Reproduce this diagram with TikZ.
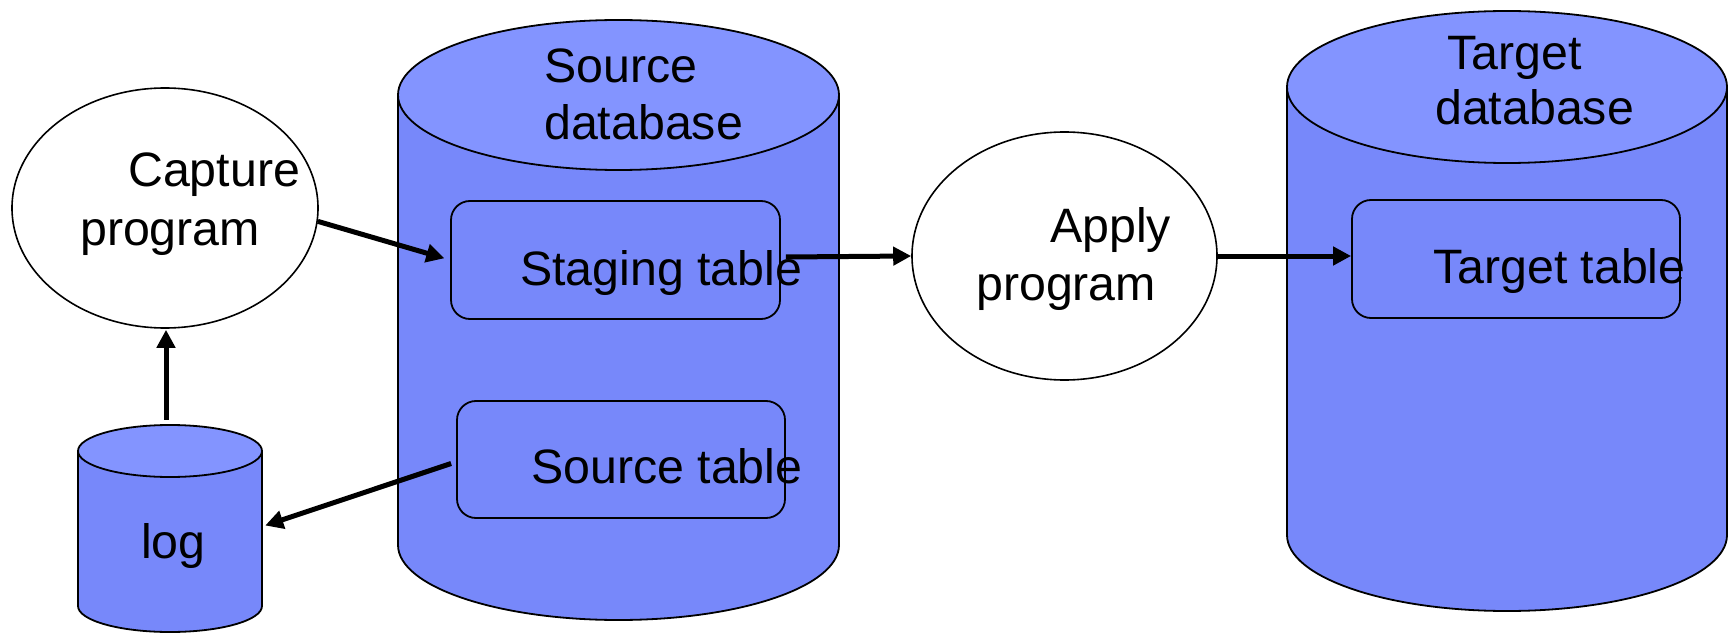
\documentclass[tikz,border=0pt]{standalone}
\usepackage{fontspec}
\setmainfont{Liberation Sans}
\usetikzlibrary{arrows.meta,shapes.geometric,calc}

\definecolor{dbbody}{RGB}{119,136,250}
\definecolor{dbtop}{RGB}{131,148,255}

% Upright database cylinder: name, centre x, x radius, top-ellipse centre y,
% bottom-ellipse centre y, y radius. Leaves a named node covering the cylinder.
\newcommand{\dbcylinder}[6]{%
  \path[cylbody] ({#2-#3},#4) -- ({#2-#3},#5)
    arc[start angle=180,end angle=360,x radius=#3pt,y radius=#6pt]
    -- ({#2+#3},#4) -- cycle;
  \path[cyltop] (#2,#4) ellipse[x radius=#3pt,y radius=#6pt];
  \node[inner sep=0pt,minimum width={2*#3pt},minimum height={(#4-#5+2*#6)*1pt}]
    (#1) at (#2,{(#4+#5)/2}) {};
}

\begin{document}
\begin{tikzpicture}[x=1pt,y=1pt,
  outline/.style={draw=black,line width=1.8pt},
  cylbody/.style={outline,fill=dbbody},
  cyltop/.style={outline,fill=dbtop},
  tablebox/.style={rectangle,outline,fill=dbbody,rounded corners=19pt,inner sep=0pt},
  program/.style={ellipse,draw=black,line width=1.6pt,fill=white,inner sep=0pt},
  lbl/.style={anchor=base west,inner sep=0pt,font=\fontsize{48.3}{58}\selectfont},
  flow/.style={line width=5pt,-{Triangle[length=18pt,width=18pt]}}]

\useasboundingbox (0,0) rectangle (1729,633);

% databases
\dbcylinder{srcdb}{618.5}{220.5}{538}{88}{75}
\dbcylinder{tgtdb}{1507}{220}{546}{98}{76}
\dbcylinder{log}{170}{92}{182}{27}{26}

% tables inside the databases
\node[tablebox,minimum width=329pt,minimum height=118pt] (staging) at (615.5,373) {};
\node[tablebox,minimum width=328pt,minimum height=117pt] (srctab) at (621,173.5) {};
\node[tablebox,minimum width=328pt,minimum height=118pt] (tgttab) at (1516,374) {};

% programs
\node[program,minimum width=306pt,minimum height=240pt] (capture) at (165,425) {};
\node[program,minimum width=305pt,minimum height=248pt] (apply) at (1064.5,377) {};

% labels
\node[lbl] (srcdb-a) at (544,550) {Source};
\node[lbl] (srcdb-b) at (544,493) {database};
\node[lbl] (tgtdb-a) at (1447,563) {Target};
\node[lbl] (tgtdb-b) at (1435,508) {database};
\node[lbl] (capture-a) at (128,446) {Capture};
\node[lbl] (capture-b) at (80,388) {program};
\node[lbl] (apply-a) at (1050,391) {Apply};
\node[lbl] (apply-b) at (976,333) {program};
\node[lbl] (staging-t) at (520,348) {Staging table};
\node[lbl] (srctab-t) at (531,150) {Source table};
\node[lbl] (tgttab-t) at (1433,350) {Target table};
\node[lbl] (log-t) at (141,75) {log};

% data flow
\draw[flow,shorten >=6pt] (capture.-5) -- (staging.west);
\draw[flow,shorten >=6pt] ([xshift=-4pt,yshift=5pt]log.north)
  -- ([xshift=-4pt,yshift=5pt]log.north |- capture.south);
\draw[flow] ($(srctab.west)+(-5,-4)$) -- ($(log.east)+(3,3)$);
\draw[flow] ($(staging.east)+(5,3)$) -- (apply.west);
\draw[flow] (apply.east) -- (apply.east -| tgttab.west);
\end{tikzpicture}
\end{document}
· · · · ·
_Requirement_
Copy the data character for character, but drop all pictures from the copy.

_Output below_
Reproduce this diagram with TikZ.
\documentclass[tikz,border=0pt]{standalone}
\usepackage{fontspec}
\setmainfont{Liberation Sans}
\usetikzlibrary{arrows.meta,shapes.geometric,calc}

\definecolor{dbbody}{RGB}{119,136,250}
\definecolor{dbtop}{RGB}{131,148,255}

% Upright database cylinder: name, centre x, x radius, top-ellipse centre y,
% bottom-ellipse centre y, y radius. Leaves a named node covering the cylinder.
\newcommand{\dbcylinder}[6]{%
  \path[cylbody] ({#2-#3},#4) -- ({#2-#3},#5)
    arc[start angle=180,end angle=360,x radius=#3pt,y radius=#6pt]
    -- ({#2+#3},#4) -- cycle;
  \path[cyltop] (#2,#4) ellipse[x radius=#3pt,y radius=#6pt];
  \node[inner sep=0pt,minimum width={2*#3pt},minimum height={(#4-#5+2*#6)*1pt}]
    (#1) at (#2,{(#4+#5)/2}) {};
}

\begin{document}
\begin{tikzpicture}[x=1pt,y=1pt,
  outline/.style={draw=black,line width=1.8pt},
  cylbody/.style={outline,fill=dbbody},
  cyltop/.style={outline,fill=dbtop},
  tablebox/.style={rectangle,outline,fill=dbbody,rounded corners=19pt,inner sep=0pt},
  program/.style={ellipse,draw=black,line width=1.6pt,fill=white,inner sep=0pt},
  lbl/.style={anchor=base west,inner sep=0pt,font=\fontsize{48.3}{58}\selectfont},
  flow/.style={line width=5pt,-{Triangle[length=18pt,width=18pt]}}]

\useasboundingbox (0,0) rectangle (1729,633);

% databases
\dbcylinder{srcdb}{618.5}{220.5}{538}{88}{75}
\dbcylinder{tgtdb}{1507}{220}{546}{98}{76}
\dbcylinder{log}{170}{92}{182}{27}{26}

% tables inside the databases
\node[tablebox,minimum width=329pt,minimum height=118pt] (staging) at (615.5,373) {};
\node[tablebox,minimum width=328pt,minimum height=117pt] (srctab) at (621,173.5) {};
\node[tablebox,minimum width=328pt,minimum height=118pt] (tgttab) at (1516,374) {};

% programs
\node[program,minimum width=306pt,minimum height=240pt] (capture) at (165,425) {};
\node[program,minimum width=305pt,minimum height=248pt] (apply) at (1064.5,377) {};

% labels
\node[lbl] (srcdb-a) at (544,550) {Source};
\node[lbl] (srcdb-b) at (544,493) {database};
\node[lbl] (tgtdb-a) at (1447,563) {Target};
\node[lbl] (tgtdb-b) at (1435,508) {database};
\node[lbl] (capture-a) at (128,446) {Capture};
\node[lbl] (capture-b) at (80,388) {program};
\node[lbl] (apply-a) at (1050,391) {Apply};
\node[lbl] (apply-b) at (976,333) {program};
\node[lbl] (staging-t) at (520,348) {Staging table};
\node[lbl] (srctab-t) at (531,150) {Source table};
\node[lbl] (tgttab-t) at (1433,350) {Target table};
\node[lbl] (log-t) at (141,75) {log};

% data flow
\draw[flow,shorten >=6pt] (capture.-5) -- (staging.west);
\draw[flow,shorten >=6pt] ([xshift=-4pt,yshift=5pt]log.north)
  -- ([xshift=-4pt,yshift=5pt]log.north |- capture.south);
\draw[flow] ($(srctab.west)+(-5,-4)$) -- ($(log.east)+(3,3)$);
\draw[flow] ($(staging.east)+(5,3)$) -- (apply.west);
\draw[flow] (apply.east) -- (apply.east -| tgttab.west);
\end{tikzpicture}
\end{document}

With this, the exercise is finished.